4 essentials to unpacking your trip overseas

Too often I see people come back from mission trips or overseas experiences with no idea how to process all they’ve seen and been through. After participating in and leading mission teams, I’ve found these four essentials to be extremely helpful when returning home.

1 – Avoid word-vomit.

Coming home completely unprepared to process your trip can lead to a lot of word-vomit. I’ve seen team members return and bombard everyone with an hour-long saga of all their feelings—leaving the guy on the way to the bathroom shivering in the corner, regretting his offhanded ask of how they’re doing.

Here’s the key: come back with three answers to the question, “How was your trip?”  

Answer number one should be one word.  

Yes, I want you to sum up your 1 week, 2 month, 3 year excursion in one word.  This will be the answer you give the majority of people who ask as they brush passed you in the hallway.  It’s not that they don’t care, but they might not understand enough about your experience to want to ask.

Answer number two should be one to three sentences—something that sums up your experience and gives people the opportunity to ask more questions if they want.  Depending on your friends and family, you might have 10 to 20 people who want the full sentence and less that ask for more.

Answer number three is the big one.  Find one to three people who want to listen to all the details and help you really dig in and process.  If you find more than three that’s incredible. But I’m telling you right now that’s not usually the case.  Often these are the people who are well-traveled themselves and know what it’s like to have your world shaken.

2- Don’t feel guilty.

I once heard a story about a guy, we’ll call him Greg, who served overseas.  On returning to the States he was overwhelmed with guilt at the possessions he owned.  He ended up giving away everything he had and living in a tent in the backyard.

While I in no way want to limit what the Lord is calling you to do, don’t give away everything out of guilt.  Greg now has no sustainable way of helping people in poverty and has lost his voice.  How many people are going to listen to a guy in a tent shouting at them to give up all they have?  Often what people in poverty need is for someone to use the power they’ve been given in the US to speak up for them.

I’ve never met someone overseas who says, “I want to move to America so I can live in a tent.”  No one is blaming you for having a roof over your head, clean water and more than one shirt.  Those in the majority world want some of the security you have, so how can you best help them? Giving up some of your possessions and cutting back on your spending is completely legitimate and probably necessary. Just remember, God placed you where you are for a reason, so thank Him and ask Him how you can best help those around you. 

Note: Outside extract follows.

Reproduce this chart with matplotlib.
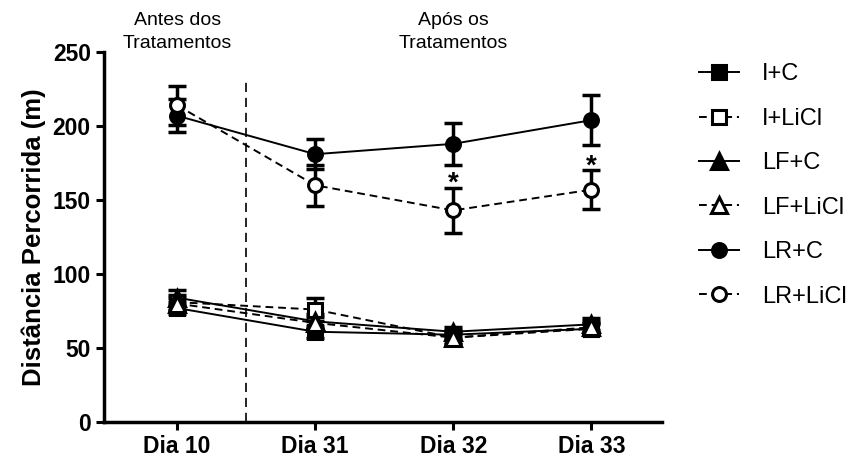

3- Don’t make others feel guilty.

This has been the hardest section to write because it’s so easy to make others feel guilty—I constantly find myself slipping up in this area (whether intentionally or unintentionally).  Speaking up for the poor is a Biblical command—God couldn’t be more clear about that one. At the same time, it’s important to distinguish what’s speaking up for the poor, and what’s beating down those around you.

Remind yourself that guilt is rarely a vehicle for long-term change or support. While you could pressure someone into giving money, if they’re not giving with their whole heart, then their gift isn’t really a gift and all and their support will wean over time. 

Tell stories about the people you’ve met and the experiences you’ve had. Try to make your community realize the individuals you’ve gotten to know are people, not statistics. But, don’t condemn others because they haven’t been given the same opportunities to understand poverty as you have. 

4- It’s okay to not be okay.

After spending two months in the Philippines I came back to the States and felt overwhelmed by large groups.  I started crying in a sea of 300 at our college ministry and had to leave the church. Most of my memories of that semester are sitting by myself, snuggled up next to my radiator.

And I needed that. I needed time to process, to figure out all I had seen, and to learn to live in a world—that for me—had been greatly expanded. 

Each of my team members handled the return to the States in a different way. Some didn’t struggle at all, while some were wedged between me and the radiator. It didn’t mean that the trip meant more to some of us than others. And it definitely didn’t mean there was something wrong with me for processing differently. I had to learn to cut myself some slack and so do you. 

Reminding yourself that it’s okay to not be okay, can sometimes be the thing that frees you up to move forward.